Instructions for the task: Write the lines out again, from the top of the material to the line containing "(0,0) rectangle (659,405);", pictures excluded.

Data extract:
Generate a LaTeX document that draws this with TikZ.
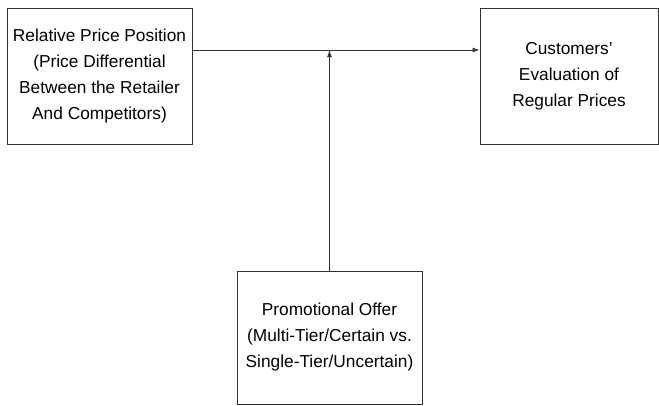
\documentclass[tikz,border=0pt]{standalone}
\usepackage{fontspec}
\setmainfont{Liberation Sans}
\usetikzlibrary{arrows.meta}
\usetikzlibrary{positioning}

\tikzset{
  box/.style={draw=black!80, line width=0.9pt, align=center, inner sep=0pt,
    font=\fontsize{17.3}{26}\selectfont},
  link/.style={draw=black!80, line width=0.9pt},
  arr/.style={link, -{Latex[length=7pt,width=5pt]}}
}

\begin{document}
\begin{tikzpicture}[x=1pt, y=-1pt]

% frame of the picture
\useasboundingbox (0,0) rectangle (659,405);

% the three boxes
\node[box, minimum width=185pt, minimum height=136pt] (price) at (99.5,76)
  {Relative Price Position\\(Price Differential\\Between the Retailer\\And Competitors)};
\node[box, minimum width=178pt, minimum height=136pt] (eval) at (569,76)
  {Customers'\\Evaluation of\\Regular Prices};
\node[box, minimum width=185pt, minimum height=133pt] (promo) at (329.5,337.5)
  {Promotional Offer\\(Multi-Tier/Certain vs.\\Single-Tier/Uncertain)};

% meeting point of the two lines
\coordinate (join) at (329.5,50);

% main path
\draw[arr] (price.east |- join) -- (eval.west |- join);

% moderating path
\draw[arr] (promo.north) -- (join);

\end{tikzpicture}
\end{document}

Response to the task:
Generate a LaTeX document that draws this with TikZ.
\documentclass[tikz,border=0pt]{standalone}
\usepackage{fontspec}
\setmainfont{Liberation Sans}
\usetikzlibrary{arrows.meta}
\usetikzlibrary{positioning}

\tikzset{
  box/.style={draw=black!80, line width=0.9pt, align=center, inner sep=0pt,
    font=\fontsize{17.3}{26}\selectfont},
  link/.style={draw=black!80, line width=0.9pt},
  arr/.style={link, -{Latex[length=7pt,width=5pt]}}
}

\begin{document}
\begin{tikzpicture}[x=1pt, y=-1pt]

% frame of the picture
\useasboundingbox (0,0) rectangle (659,405);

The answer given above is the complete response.